Jones in the claim says that on August 20, 2020 at around 18:30 hrs, during a power outage, the police ranks, who were armed, cordoned off his home and demanded entry without providing any lawful reason. On top of that, Jones said that the ranks failed to produce a search warrant, and as such he denied them access to his premises.

Thereafter, Mr. Jones, who served as Sports Director under the previous Government,  stated that he applied and was granted a conservatory order by the High Court restraining the police ranks from entering into his premises. Despite being served with the order, he added that the ranks trespassed on his premises on August 21, 2020 at around 00:30hrs by jumping the fence.

According to Mr. Jones’ lawyers, this is arbitrary and was done without any authority or lawful excuse or justifications. Outlining the particulars of his unlawful arrest and detention, the lawyers contend that the police ranks detained their client without any lawful excuse or authority and held him in custody at the Brickdam and Golden Grove Police Station, East Bank Demerara.

Moreover, Mr. Jones is also seeking an award for exemplary damages as he argues that the execution of the search, entry and arrest were violent, aggressive, arbitrary, unconstitutional and devised to invoke, and did invoke fear into him and his family.

In fact, the lawyers contend that the presence of armed police ranks and the cordoning off of their client’s home were wholly unjustified and disproportionate to the offence he is alleged to have committed. As a public figure, the lawyers noted that the actions of the police ranks caused their client humiliation.

Having regards to the foregoing, Mr. Jones is asking the court to declare that his constitutional rights were breached. He is also asking the court for interest on all damages awarded; costs; and any such further or other orders the court sees fit in the circumstances.

Mr. Jones has at all times maintained that the items belonged to him. As a matter of fact, he had released documentation showing that he had formally applied for assistance from the Sustainable Livelihoods and Entrepreneurial Development (SLED) programme to purchase the barbershop equipment.

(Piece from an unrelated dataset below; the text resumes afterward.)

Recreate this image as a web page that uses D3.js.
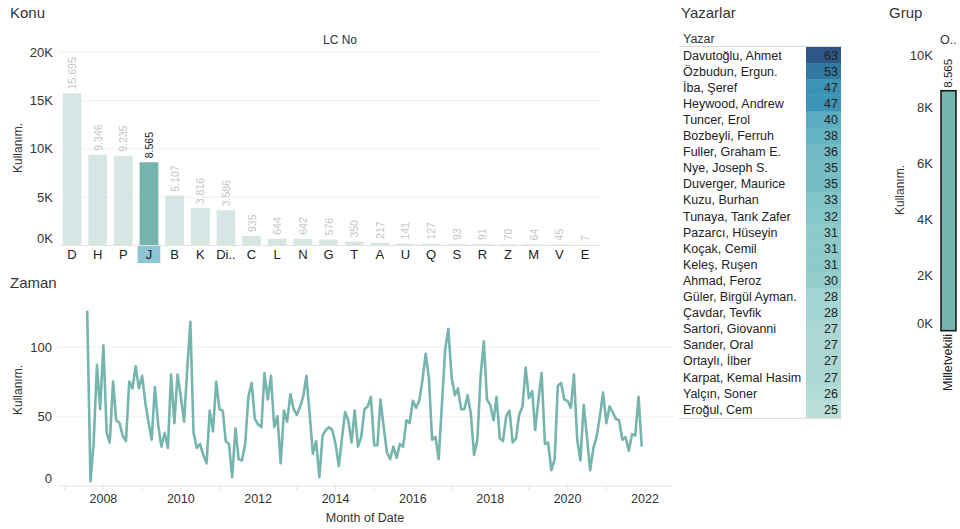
<!DOCTYPE html>
<html>
<head>
<meta charset="utf-8">
<script src="https://cdn.jsdelivr.net/npm/d3@7"></script>
<style>
  body { margin: 0; background: #fff; }
  svg { font-family: "Liberation Sans", Arial, sans-serif; display: block; }
</style>
</head>
<body>
<svg id="chart" width="960" height="529"></svg>
<script>
// --- data ---
var konuCats = ["D", "H", "P", "J", "B", "K", "Di..", "C", "L", "N", "G", "T", "A", "U", "Q", "S", "R", "Z", "M", "V", "E"];
var konuVals = [15695, 9346, 9235, 8565, 5107, 3816, 3586, 935, 644, 642, 576, 350, 217, 141, 127, 93, 91, 70, 64, 45, 7];
var konuSelected = "J";
var konuTicks = [0, 5000, 10000, 15000, 20000];

// monthly usage, first month Aug 2007
var zamanStart = new Date(2007, 7, 1);
var zamanVals = [126, 3, 31, 87, 55, 101, 38, 31, 75, 47, 45, 36, 32, 75, 70, 86, 70, 79, 59, 46,
  33, 71, 44, 28, 38, 27, 80, 45, 80, 64, 46, 82, 118, 38, 27, 30, 22, 16, 54, 39,
  75, 55, 54, 32, 30, 6, 41, 19, 18, 30, 64, 74, 48, 44, 42, 81, 62, 79, 42, 50,
  16, 54, 46, 66, 55, 51, 57, 64, 79, 52, 23, 32, 6, 36, 40, 42, 40, 30, 14, 33,
  53, 47, 31, 54, 28, 35, 55, 57, 64, 29, 29, 62, 42, 24, 19, 28, 20, 30, 28, 47,
  45, 61, 56, 61, 76, 95, 77, 33, 35, 19, 58, 98, 113, 78, 65, 70, 55, 55, 65, 52,
  22, 33, 78, 104, 62, 58, 47, 64, 34, 32, 50, 54, 31, 34, 51, 57, 85, 63, 68, 40,
  62, 81, 30, 31, 11, 19, 72, 74, 62, 61, 56, 80, 33, 18, 58, 36, 11, 27, 35, 50,
  67, 45, 57, 53, 48, 47, 33, 35, 25, 37, 36, 64, 28];
var zamanTicks = [0, 50, 100];
var yearLabels = [2008, 2010, 2012, 2014, 2016, 2018, 2020, 2022];

var yazarNames = ["Davutoğlu, Ahmet", "Özbudun, Ergun.", "İba, Şeref", "Heywood, Andrew", "Tuncer, Erol",
  "Bozbeyli, Ferruh", "Fuller, Graham E.", "Nye, Joseph S.", "Duverger, Maurice", "Kuzu, Burhan",
  "Tunaya, Tarık Zafer", "Pazarcı, Hüseyin", "Koçak, Cemil", "Keleş, Ruşen", "Ahmad, Feroz",
  "Güler, Birgül Ayman.", "Çavdar, Tevfik", "Sartori, Giovanni", "Sander, Oral", "Ortaylı, İlber",
  "Karpat, Kemal Hasim", "Yalçın, Soner", "Eroğul, Cem"];
var yazarVals = [63, 53, 47, 47, 40, 38, 36, 35, 35, 33, 32, 31, 31, 31, 30, 28, 28, 27, 27, 27, 27, 26, 25];

var grupCats = ["Milletvekili"];
var grupVals = [8565];
var grupTicks = [0, 2000, 4000, 6000, 8000, 10000];

// --- helpers ---
var trLocale = d3.formatLocale({ decimal: ",", thousands: ".", grouping: [3], currency: ["", " TL"] });
var fmtNum = trLocale.format(",d");
function fmtK(v) { return (v / 1000) + "K"; }

var svg = d3.select("#chart");
var teal = "#76b5ad";
var ink = "#333";

function title(x, y, t) {
  svg.append("text").attr("x", x).attr("y", y).attr("font-size", 15).attr("fill", ink).text(t);
}
function vLabel(x, y, t) {
  svg.append("text").attr("transform", "translate(" + x + "," + y + ") rotate(-90)")
    .attr("text-anchor", "middle").attr("font-size", 12).attr("fill", ink).text(t);
}

// ================= Konu (bar chart) =================
title(10, 18, "Konu");
svg.append("text").attr("x", 340).attr("y", 44).attr("text-anchor", "middle")
  .attr("font-size", 12).attr("fill", ink).text("LC No");

var kx = d3.scaleBand().domain(konuCats).range([59.2, 597.8]).paddingInner(0.27).paddingOuter(0.135);
var ky = d3.scaleLinear().domain([0, 20000]).range([245, 51.8]);

var kg = svg.append("g");
kg.selectAll("line.grid").data(konuTicks).join("line")
  .attr("x1", 60).attr("x2", 600)
  .attr("y1", function (d) { return ky(d) + 0.5; }).attr("y2", function (d) { return ky(d) + 0.5; })
  .attr("stroke", function (d) { return d === 0 ? "#e2e2e2" : "#f0f0f0"; });
kg.selectAll("text.tick").data(konuTicks).join("text")
  .attr("x", 53).attr("text-anchor", "end").attr("font-size", 13).attr("fill", ink)
  .attr("y", function (d) { return d === 0 ? ky(d) - 2 : ky(d) + 5; })
  .text(fmtK);
vLabel(22, 148, "Kullanım.");

kg.selectAll("rect.bar").data(konuCats).join("rect")
  .attr("x", function (d) { return kx(d); })
  .attr("width", kx.bandwidth())
  .attr("y", function (d, i) { return ky(konuVals[i]); })
  .attr("height", function (d, i) { return ky(0) - ky(konuVals[i]); })
  .attr("fill", function (d) { return d === konuSelected ? teal : "#d7e5e4"; });

kg.selectAll("text.val").data(konuCats).join("text")
  .attr("transform", function (d, i) {
    return "translate(" + (kx(d) + kx.bandwidth() / 2 + 4) + "," + (ky(konuVals[i]) - 4) + ") rotate(-90)";
  })
  .attr("font-size", 10.5)
  .attr("fill", function (d) { return d === konuSelected ? "#222" : "#c4c4c4"; })
  .text(function (d, i) { return fmtNum(konuVals[i]); });

// highlighted category label box
kg.append("rect")
  .attr("x", kx(konuSelected) - 2).attr("y", 246)
  .attr("width", kx.bandwidth() + 4).attr("height", 17)
  .attr("fill", "#8ec5d6");
kg.selectAll("text.cat").data(konuCats).join("text")
  .attr("x", function (d) { return kx(d) + kx.bandwidth() / 2; })
  .attr("y", 259).attr("text-anchor", "middle").attr("font-size", 13).attr("fill", "#222")
  .text(function (d) { return d; });

// ================= Zaman (line chart) =================
title(10, 288, "Zaman");

var zDates = zamanVals.map(function (v, i) { return d3.timeMonth.offset(zamanStart, i); });
var zx = d3.scaleTime().domain([new Date(2008, 0, 1), new Date(2022, 0, 1)]).range([103.4, 645]);
var zy = d3.scaleLinear().domain([0, 100]).range([485.5, 346.8]);

var zg = svg.append("g");
zg.selectAll("line.grid").data(zamanTicks).join("line")
  .attr("x1", 58).attr("x2", 673)
  .attr("y1", function (d) { return zy(d) + 0.5; }).attr("y2", function (d) { return zy(d) + 0.5; })
  .attr("stroke", function (d) { return d === 0 ? "#e2e2e2" : "#f0f0f0"; });
zg.selectAll("text.tick").data(zamanTicks).join("text")
  .attr("x", 52).attr("text-anchor", "end").attr("font-size", 13).attr("fill", ink)
  .attr("y", function (d) { return d === 0 ? zy(d) - 3 : zy(d) + 5; })
  .text(function (d) { return d; });
vLabel(22, 390, "Kullanım.");

var yearTicks = d3.range(2007, 2023);
zg.selectAll("line.yt").data(yearTicks).join("line")
  .attr("x1", function (d) { return zx(new Date(d, 0, 1)); })
  .attr("x2", function (d) { return zx(new Date(d, 0, 1)); })
  .attr("y1", 486).attr("y2", 490).attr("stroke", "#e2e2e2");
zg.selectAll("text.yl").data(yearLabels).join("text")
  .attr("x", function (d) { return zx(new Date(d, 0, 1)); })
  .attr("y", 503).attr("text-anchor", "middle").attr("font-size", 12.5).attr("fill", ink)
  .text(function (d) { return d; });
svg.append("text").attr("x", 365).attr("y", 522).attr("text-anchor", "middle")
  .attr("font-size", 12.5).attr("fill", ink).text("Month of Date");

var line = d3.line()
  .x(function (d, i) { return zx(zDates[i]); })
  .y(function (d) { return zy(d); });
zg.append("path").datum(zamanVals).attr("d", line)
  .attr("fill", "none").attr("stroke", teal).attr("stroke-width", 2.6)
  .attr("stroke-linejoin", "round");

// ================= Yazarlar (table) =================
title(681, 18, "Yazarlar");
var rowH = 16.1;
var rowTop = 47;
var colorScale = d3.scaleLinear()
  .domain([25, 31, 40, 47, 53, 63])
  .range(["#badfd8", "#8ccacb", "#5aaec0", "#3b93b5", "#30799f", "#2e5788"]);

var tg = svg.append("g");
tg.append("text").attr("x", 683).attr("y", 43).attr("font-size", 12.5).attr("fill", ink).text("Yazar");
tg.selectAll("rect.cell").data(yazarVals).join("rect")
  .attr("x", 806).attr("width", 35)
  .attr("y", function (d, i) { return rowTop + i * rowH; })
  .attr("height", rowH + 0.5)
  .attr("fill", function (d) { return colorScale(d); });
tg.selectAll("text.name").data(yazarNames).join("text")
  .attr("x", 683).attr("y", function (d, i) { return rowTop + i * rowH + 12.5; })
  .attr("font-size", 12.5).attr("fill", "#222").text(function (d) { return d; });
tg.selectAll("text.num").data(yazarVals).join("text")
  .attr("x", 838).attr("y", function (d, i) { return rowTop + i * rowH + 12.5; })
  .attr("text-anchor", "end").attr("font-size", 12.5).attr("fill", "#222").text(function (d) { return d; });
tg.append("line").attr("x1", 679).attr("x2", 842).attr("y1", rowTop - 0.5).attr("y2", rowTop - 0.5)
  .attr("stroke", "#d8d8d8");
tg.append("line").attr("x1", 679).attr("x2", 842)
  .attr("y1", rowTop + yazarVals.length * rowH + 1).attr("y2", rowTop + yazarVals.length * rowH + 1)
  .attr("stroke", "#d8d8d8");

// ================= Grup (single bar) =================
title(889, 18, "Grup");
svg.append("text").attr("x", 940).attr("y", 44).attr("font-size", 12.5).attr("fill", ink).text("O..");

var gx = d3.scaleBand().domain(grupCats).range([936, 960]).padding(0.1);
var gy = d3.scaleLinear().domain([0, 10000]).range([330.7, 50.5]);
var gg = svg.append("g");
gg.selectAll("text.tick").data(grupTicks).join("text")
  .attr("x", 933).attr("text-anchor", "end").attr("font-size", 13).attr("fill", ink)
  .attr("y", function (d) {
    if (d === 0) return gy(d) - 3;
    if (d === 10000) return gy(d) + 9;
    return gy(d) + 5;
  })
  .text(fmtK);
vLabel(904, 190, "Kullanım.");

gg.selectAll("rect.bar").data(grupCats).join("rect")
  .attr("x", 941).attr("width", 15)
  .attr("y", function (d, i) { return gy(grupVals[i]); })
  .attr("height", function (d, i) { return gy(0) - gy(grupVals[i]); })
  .attr("fill", teal).attr("stroke", "#111").attr("stroke-width", 1.5);
gg.selectAll("text.val").data(grupCats).join("text")
  .attr("transform", function (d, i) { return "translate(952," + (gy(grupVals[i]) - 3) + ") rotate(-90)"; })
  .attr("font-size", 11.5).attr("fill", "#222")
  .text(function (d, i) { return fmtNum(grupVals[i]); });
gg.selectAll("text.cat").data(grupCats).join("text")
  .attr("transform", "translate(952,334) rotate(-90)")
  .attr("text-anchor", "end").attr("font-size", 12.5).attr("fill", "#222")
  .text(function (d) { return d; });
</script>
</body>
</html>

He said the items were to furnish a barbershop that would be built on Aubrey Barker Street, South Ruimveldt, Georgetown, creating employment for 22 persons.

As police conduct investigations into simple larceny allegedly committed by Jones, he is out on GYD$100,000 station bail. Ranks from the Major Crimes Investigations Unit are spearheading the investigation.

Mr. Jones has slammed the police search on his home for State assets saying, “This is political vindictiveness and nothing else but set out to embarrass me and I am pretty certain it is going to happen to quite a few other persons. It is wicked political vindictiveness.”